──────── Collected data

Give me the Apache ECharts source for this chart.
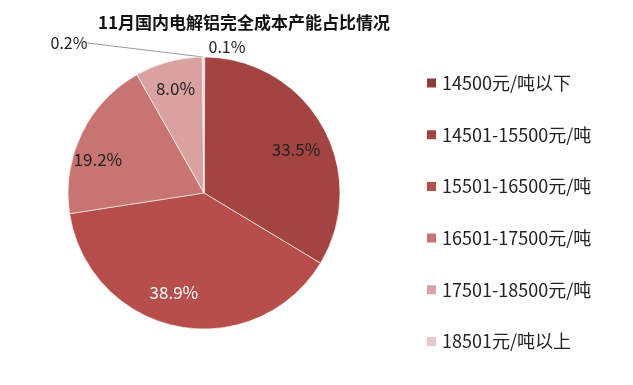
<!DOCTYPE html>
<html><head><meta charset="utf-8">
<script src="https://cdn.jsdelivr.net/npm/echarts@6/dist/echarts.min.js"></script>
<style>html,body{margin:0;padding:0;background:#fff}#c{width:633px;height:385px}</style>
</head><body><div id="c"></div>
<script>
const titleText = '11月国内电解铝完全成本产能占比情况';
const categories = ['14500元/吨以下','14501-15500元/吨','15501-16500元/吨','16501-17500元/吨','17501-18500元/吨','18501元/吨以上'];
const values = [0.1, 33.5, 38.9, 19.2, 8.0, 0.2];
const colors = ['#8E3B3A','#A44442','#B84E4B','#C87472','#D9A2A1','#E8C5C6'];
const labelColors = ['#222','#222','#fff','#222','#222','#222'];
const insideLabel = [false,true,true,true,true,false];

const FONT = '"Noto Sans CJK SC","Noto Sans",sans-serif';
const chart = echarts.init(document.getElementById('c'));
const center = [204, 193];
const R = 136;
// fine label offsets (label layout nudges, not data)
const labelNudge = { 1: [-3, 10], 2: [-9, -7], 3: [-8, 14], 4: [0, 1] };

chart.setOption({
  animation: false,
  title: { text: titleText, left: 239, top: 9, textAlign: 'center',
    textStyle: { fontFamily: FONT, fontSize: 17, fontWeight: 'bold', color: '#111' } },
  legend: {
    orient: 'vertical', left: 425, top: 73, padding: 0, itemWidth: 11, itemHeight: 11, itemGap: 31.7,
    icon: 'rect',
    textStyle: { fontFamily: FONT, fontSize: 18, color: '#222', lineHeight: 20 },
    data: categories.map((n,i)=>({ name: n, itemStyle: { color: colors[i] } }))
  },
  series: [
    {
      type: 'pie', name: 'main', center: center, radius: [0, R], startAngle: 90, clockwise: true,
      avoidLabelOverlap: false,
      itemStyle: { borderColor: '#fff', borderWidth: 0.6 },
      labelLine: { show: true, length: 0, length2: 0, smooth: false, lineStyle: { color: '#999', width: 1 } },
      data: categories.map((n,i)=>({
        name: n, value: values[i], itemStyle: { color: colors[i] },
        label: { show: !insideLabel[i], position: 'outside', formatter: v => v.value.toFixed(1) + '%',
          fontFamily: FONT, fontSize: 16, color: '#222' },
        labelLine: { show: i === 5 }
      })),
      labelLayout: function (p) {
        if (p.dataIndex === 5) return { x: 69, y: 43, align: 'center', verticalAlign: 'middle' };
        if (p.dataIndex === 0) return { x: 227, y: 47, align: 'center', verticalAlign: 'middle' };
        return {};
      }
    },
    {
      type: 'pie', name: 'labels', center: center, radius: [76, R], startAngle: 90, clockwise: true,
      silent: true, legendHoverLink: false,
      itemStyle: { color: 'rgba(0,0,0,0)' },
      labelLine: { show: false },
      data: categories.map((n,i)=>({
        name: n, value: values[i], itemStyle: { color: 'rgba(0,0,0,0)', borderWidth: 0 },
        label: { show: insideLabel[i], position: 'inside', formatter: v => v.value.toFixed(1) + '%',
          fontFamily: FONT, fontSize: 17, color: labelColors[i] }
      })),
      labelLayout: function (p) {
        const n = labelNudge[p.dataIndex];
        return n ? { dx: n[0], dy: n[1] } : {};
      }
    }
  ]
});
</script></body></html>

────────────────

● **Work to be completed**: Reproduce each line exactly, please, except for any pictures.

● **Answer for the task**:
Give me the Apache ECharts source for this chart.
<!DOCTYPE html>
<html><head><meta charset="utf-8">
<script src="https://cdn.jsdelivr.net/npm/echarts@6/dist/echarts.min.js"></script>
<style>html,body{margin:0;padding:0;background:#fff}#c{width:633px;height:385px}</style>
</head><body><div id="c"></div>
<script>
const titleText = '11月国内电解铝完全成本产能占比情况';
const categories = ['14500元/吨以下','14501-15500元/吨','15501-16500元/吨','16501-17500元/吨','17501-18500元/吨','18501元/吨以上'];
const values = [0.1, 33.5, 38.9, 19.2, 8.0, 0.2];
const colors = ['#8E3B3A','#A44442','#B84E4B','#C87472','#D9A2A1','#E8C5C6'];
const labelColors = ['#222','#222','#fff','#222','#222','#222'];
const insideLabel = [false,true,true,true,true,false];

const FONT = '"Noto Sans CJK SC","Noto Sans",sans-serif';
const chart = echarts.init(document.getElementById('c'));
const center = [204, 193];
const R = 136;
// fine label offsets (label layout nudges, not data)
const labelNudge = { 1: [-3, 10], 2: [-9, -7], 3: [-8, 14], 4: [0, 1] };

chart.setOption({
  animation: false,
  title: { text: titleText, left: 239, top: 9, textAlign: 'center',
    textStyle: { fontFamily: FONT, fontSize: 17, fontWeight: 'bold', color: '#111' } },
  legend: {
    orient: 'vertical', left: 425, top: 73, padding: 0, itemWidth: 11, itemHeight: 11, itemGap: 31.7,
    icon: 'rect',
    textStyle: { fontFamily: FONT, fontSize: 18, color: '#222', lineHeight: 20 },
    data: categories.map((n,i)=>({ name: n, itemStyle: { color: colors[i] } }))
  },
  series: [
    {
      type: 'pie', name: 'main', center: center, radius: [0, R], startAngle: 90, clockwise: true,
      avoidLabelOverlap: false,
      itemStyle: { borderColor: '#fff', borderWidth: 0.6 },
      labelLine: { show: true, length: 0, length2: 0, smooth: false, lineStyle: { color: '#999', width: 1 } },
      data: categories.map((n,i)=>({
        name: n, value: values[i], itemStyle: { color: colors[i] },
        label: { show: !insideLabel[i], position: 'outside', formatter: v => v.value.toFixed(1) + '%',
          fontFamily: FONT, fontSize: 16, color: '#222' },
        labelLine: { show: i === 5 }
      })),
      labelLayout: function (p) {
        if (p.dataIndex === 5) return { x: 69, y: 43, align: 'center', verticalAlign: 'middle' };
        if (p.dataIndex === 0) return { x: 227, y: 47, align: 'center', verticalAlign: 'middle' };
        return {};
      }
    },
    {
      type: 'pie', name: 'labels', center: center, radius: [76, R], startAngle: 90, clockwise: true,
      silent: true, legendHoverLink: false,
      itemStyle: { color: 'rgba(0,0,0,0)' },
      labelLine: { show: false },
      data: categories.map((n,i)=>({
        name: n, value: values[i], itemStyle: { color: 'rgba(0,0,0,0)', borderWidth: 0 },
        label: { show: insideLabel[i], position: 'inside', formatter: v => v.value.toFixed(1) + '%',
          fontFamily: FONT, fontSize: 17, color: labelColors[i] }
      })),
      labelLayout: function (p) {
        const n = labelNudge[p.dataIndex];
        return n ? { dx: n[0], dy: n[1] } : {};
      }
    }
  ]
});
</script></body></html>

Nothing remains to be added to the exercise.